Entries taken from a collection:
★ ★ ★ ★ ★ ★ ★

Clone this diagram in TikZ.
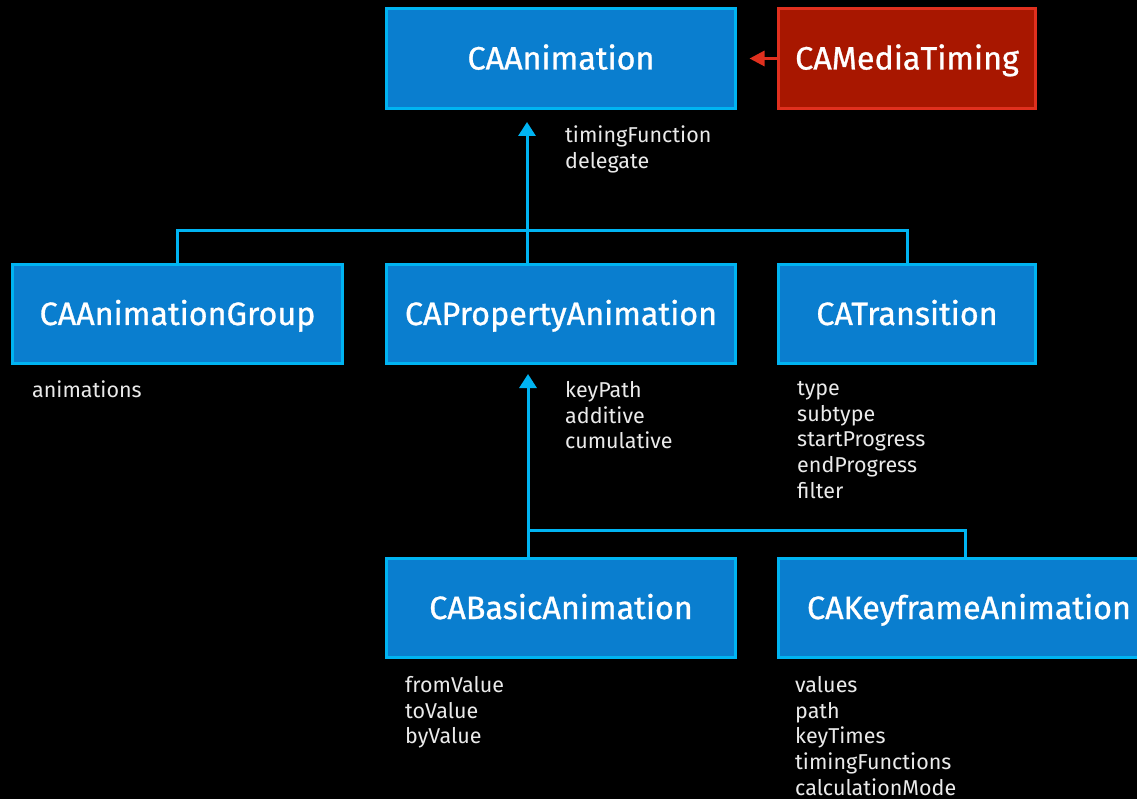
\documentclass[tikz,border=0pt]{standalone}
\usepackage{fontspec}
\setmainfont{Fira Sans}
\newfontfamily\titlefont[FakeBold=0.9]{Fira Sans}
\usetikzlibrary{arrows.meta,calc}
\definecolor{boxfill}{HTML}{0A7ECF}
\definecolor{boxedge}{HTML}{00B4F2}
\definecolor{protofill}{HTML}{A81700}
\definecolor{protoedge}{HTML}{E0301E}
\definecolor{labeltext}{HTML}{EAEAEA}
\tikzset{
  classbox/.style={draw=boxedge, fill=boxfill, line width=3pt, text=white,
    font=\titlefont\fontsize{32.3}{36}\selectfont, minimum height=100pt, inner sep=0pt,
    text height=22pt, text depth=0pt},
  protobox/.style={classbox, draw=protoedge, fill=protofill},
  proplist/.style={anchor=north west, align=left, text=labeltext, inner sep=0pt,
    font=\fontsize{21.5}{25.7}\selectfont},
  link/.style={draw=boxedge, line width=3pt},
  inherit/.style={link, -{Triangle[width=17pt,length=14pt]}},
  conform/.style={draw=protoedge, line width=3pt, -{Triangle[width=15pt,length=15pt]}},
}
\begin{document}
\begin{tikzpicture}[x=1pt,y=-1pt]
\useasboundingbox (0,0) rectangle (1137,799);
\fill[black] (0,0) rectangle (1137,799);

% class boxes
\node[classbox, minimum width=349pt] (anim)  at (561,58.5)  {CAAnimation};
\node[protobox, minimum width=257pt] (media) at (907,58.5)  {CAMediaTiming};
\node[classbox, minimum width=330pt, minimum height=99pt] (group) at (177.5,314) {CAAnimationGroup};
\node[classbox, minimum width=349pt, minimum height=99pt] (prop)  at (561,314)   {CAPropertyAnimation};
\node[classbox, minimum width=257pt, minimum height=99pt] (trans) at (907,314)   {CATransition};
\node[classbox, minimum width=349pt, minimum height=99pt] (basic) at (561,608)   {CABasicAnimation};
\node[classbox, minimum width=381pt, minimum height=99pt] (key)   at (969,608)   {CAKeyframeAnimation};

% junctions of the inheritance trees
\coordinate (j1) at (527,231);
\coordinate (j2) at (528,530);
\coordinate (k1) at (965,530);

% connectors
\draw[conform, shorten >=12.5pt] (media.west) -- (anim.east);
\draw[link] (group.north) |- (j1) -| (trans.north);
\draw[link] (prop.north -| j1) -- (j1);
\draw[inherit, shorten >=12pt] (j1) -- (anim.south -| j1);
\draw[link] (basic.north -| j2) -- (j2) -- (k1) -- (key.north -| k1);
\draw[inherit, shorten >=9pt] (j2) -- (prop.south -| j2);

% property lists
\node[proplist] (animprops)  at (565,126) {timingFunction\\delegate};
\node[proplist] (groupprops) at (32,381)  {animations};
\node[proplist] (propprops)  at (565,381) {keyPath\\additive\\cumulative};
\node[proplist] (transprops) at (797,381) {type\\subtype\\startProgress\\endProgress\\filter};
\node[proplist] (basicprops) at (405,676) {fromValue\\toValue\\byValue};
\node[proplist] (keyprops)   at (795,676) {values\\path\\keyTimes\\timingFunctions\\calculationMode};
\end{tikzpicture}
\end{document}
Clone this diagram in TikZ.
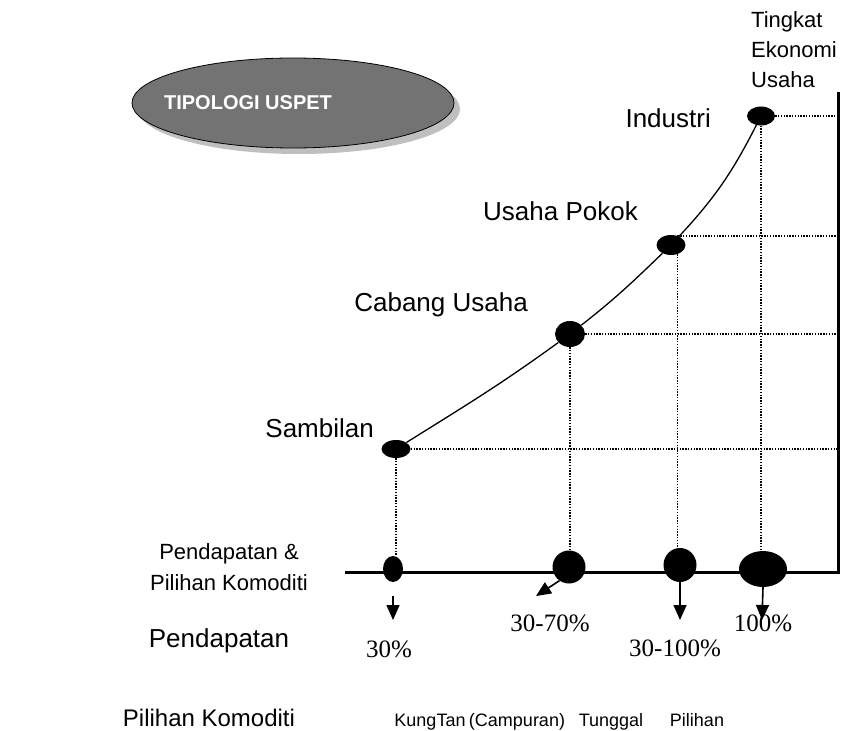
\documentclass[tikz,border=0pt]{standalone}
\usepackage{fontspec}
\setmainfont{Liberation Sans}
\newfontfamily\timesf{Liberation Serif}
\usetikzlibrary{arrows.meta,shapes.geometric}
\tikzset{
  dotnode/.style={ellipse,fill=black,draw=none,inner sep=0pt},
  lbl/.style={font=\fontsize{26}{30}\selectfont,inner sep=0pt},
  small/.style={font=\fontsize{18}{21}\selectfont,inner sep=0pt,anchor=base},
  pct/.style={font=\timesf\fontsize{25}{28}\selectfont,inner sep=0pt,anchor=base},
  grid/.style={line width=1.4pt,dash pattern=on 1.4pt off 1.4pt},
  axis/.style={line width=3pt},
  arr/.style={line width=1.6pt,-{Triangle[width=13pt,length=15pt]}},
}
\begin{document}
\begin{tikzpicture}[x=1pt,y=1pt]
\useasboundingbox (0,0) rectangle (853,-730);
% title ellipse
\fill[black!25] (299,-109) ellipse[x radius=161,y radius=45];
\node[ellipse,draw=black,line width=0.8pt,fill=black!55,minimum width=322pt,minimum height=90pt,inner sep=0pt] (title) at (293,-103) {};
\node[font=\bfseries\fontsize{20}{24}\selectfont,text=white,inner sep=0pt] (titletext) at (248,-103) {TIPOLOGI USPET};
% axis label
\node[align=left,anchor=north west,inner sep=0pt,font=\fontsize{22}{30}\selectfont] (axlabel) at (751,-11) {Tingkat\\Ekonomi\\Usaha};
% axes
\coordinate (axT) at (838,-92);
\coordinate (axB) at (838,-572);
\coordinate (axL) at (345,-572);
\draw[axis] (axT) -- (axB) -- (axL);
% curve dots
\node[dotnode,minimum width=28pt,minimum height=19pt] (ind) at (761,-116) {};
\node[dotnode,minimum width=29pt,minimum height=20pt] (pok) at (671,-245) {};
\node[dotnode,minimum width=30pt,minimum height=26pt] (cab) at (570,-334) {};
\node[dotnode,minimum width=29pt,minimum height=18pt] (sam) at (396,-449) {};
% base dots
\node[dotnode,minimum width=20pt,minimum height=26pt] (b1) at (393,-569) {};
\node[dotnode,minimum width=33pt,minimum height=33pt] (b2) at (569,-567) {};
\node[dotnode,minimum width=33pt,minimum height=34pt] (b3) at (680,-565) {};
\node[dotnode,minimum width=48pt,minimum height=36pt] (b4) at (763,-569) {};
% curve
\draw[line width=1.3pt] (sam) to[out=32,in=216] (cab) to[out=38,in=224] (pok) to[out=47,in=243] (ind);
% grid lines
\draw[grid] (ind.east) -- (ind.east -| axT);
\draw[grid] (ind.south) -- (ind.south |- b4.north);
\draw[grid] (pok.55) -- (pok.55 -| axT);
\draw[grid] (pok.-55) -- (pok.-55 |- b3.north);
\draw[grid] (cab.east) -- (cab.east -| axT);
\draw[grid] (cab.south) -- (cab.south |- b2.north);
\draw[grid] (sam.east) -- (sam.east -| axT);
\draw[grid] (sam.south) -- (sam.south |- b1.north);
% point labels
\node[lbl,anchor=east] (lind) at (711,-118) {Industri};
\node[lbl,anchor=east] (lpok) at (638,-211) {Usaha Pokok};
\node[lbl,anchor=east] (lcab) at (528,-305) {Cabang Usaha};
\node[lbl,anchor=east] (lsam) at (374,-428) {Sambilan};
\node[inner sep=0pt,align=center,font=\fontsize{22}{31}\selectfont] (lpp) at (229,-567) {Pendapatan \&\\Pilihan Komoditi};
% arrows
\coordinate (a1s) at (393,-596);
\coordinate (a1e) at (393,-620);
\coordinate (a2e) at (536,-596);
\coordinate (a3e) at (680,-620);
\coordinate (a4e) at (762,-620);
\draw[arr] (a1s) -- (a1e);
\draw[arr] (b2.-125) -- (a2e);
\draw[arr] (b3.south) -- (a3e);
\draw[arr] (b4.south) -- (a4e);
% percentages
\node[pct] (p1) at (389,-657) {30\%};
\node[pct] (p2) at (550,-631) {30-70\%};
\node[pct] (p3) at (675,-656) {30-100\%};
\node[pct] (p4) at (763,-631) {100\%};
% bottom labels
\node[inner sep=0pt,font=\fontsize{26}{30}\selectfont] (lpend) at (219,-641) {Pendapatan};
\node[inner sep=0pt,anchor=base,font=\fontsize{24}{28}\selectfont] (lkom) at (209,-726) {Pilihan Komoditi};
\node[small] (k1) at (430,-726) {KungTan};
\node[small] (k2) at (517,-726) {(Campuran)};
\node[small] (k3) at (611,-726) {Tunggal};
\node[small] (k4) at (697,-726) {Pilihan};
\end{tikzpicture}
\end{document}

★ ★ ★ ★ ★ ★ ★

> _INSTRUCTION_: Pictures excluded, repeat the records exactly from their opening line through the line containing "(k1) at (965,530);".

> _WRITTEN REPLY_:
Clone this diagram in TikZ.
\documentclass[tikz,border=0pt]{standalone}
\usepackage{fontspec}
\setmainfont{Fira Sans}
\newfontfamily\titlefont[FakeBold=0.9]{Fira Sans}
\usetikzlibrary{arrows.meta,calc}
\definecolor{boxfill}{HTML}{0A7ECF}
\definecolor{boxedge}{HTML}{00B4F2}
\definecolor{protofill}{HTML}{A81700}
\definecolor{protoedge}{HTML}{E0301E}
\definecolor{labeltext}{HTML}{EAEAEA}
\tikzset{
  classbox/.style={draw=boxedge, fill=boxfill, line width=3pt, text=white,
    font=\titlefont\fontsize{32.3}{36}\selectfont, minimum height=100pt, inner sep=0pt,
    text height=22pt, text depth=0pt},
  protobox/.style={classbox, draw=protoedge, fill=protofill},
  proplist/.style={anchor=north west, align=left, text=labeltext, inner sep=0pt,
    font=\fontsize{21.5}{25.7}\selectfont},
  link/.style={draw=boxedge, line width=3pt},
  inherit/.style={link, -{Triangle[width=17pt,length=14pt]}},
  conform/.style={draw=protoedge, line width=3pt, -{Triangle[width=15pt,length=15pt]}},
}
\begin{document}
\begin{tikzpicture}[x=1pt,y=-1pt]
\useasboundingbox (0,0) rectangle (1137,799);
\fill[black] (0,0) rectangle (1137,799);

% class boxes
\node[classbox, minimum width=349pt] (anim)  at (561,58.5)  {CAAnimation};
\node[protobox, minimum width=257pt] (media) at (907,58.5)  {CAMediaTiming};
\node[classbox, minimum width=330pt, minimum height=99pt] (group) at (177.5,314) {CAAnimationGroup};
\node[classbox, minimum width=349pt, minimum height=99pt] (prop)  at (561,314)   {CAPropertyAnimation};
\node[classbox, minimum width=257pt, minimum height=99pt] (trans) at (907,314)   {CATransition};
\node[classbox, minimum width=349pt, minimum height=99pt] (basic) at (561,608)   {CABasicAnimation};
\node[classbox, minimum width=381pt, minimum height=99pt] (key)   at (969,608)   {CAKeyframeAnimation};

% junctions of the inheritance trees
\coordinate (j1) at (527,231);
\coordinate (j2) at (528,530);
\coordinate (k1) at (965,530);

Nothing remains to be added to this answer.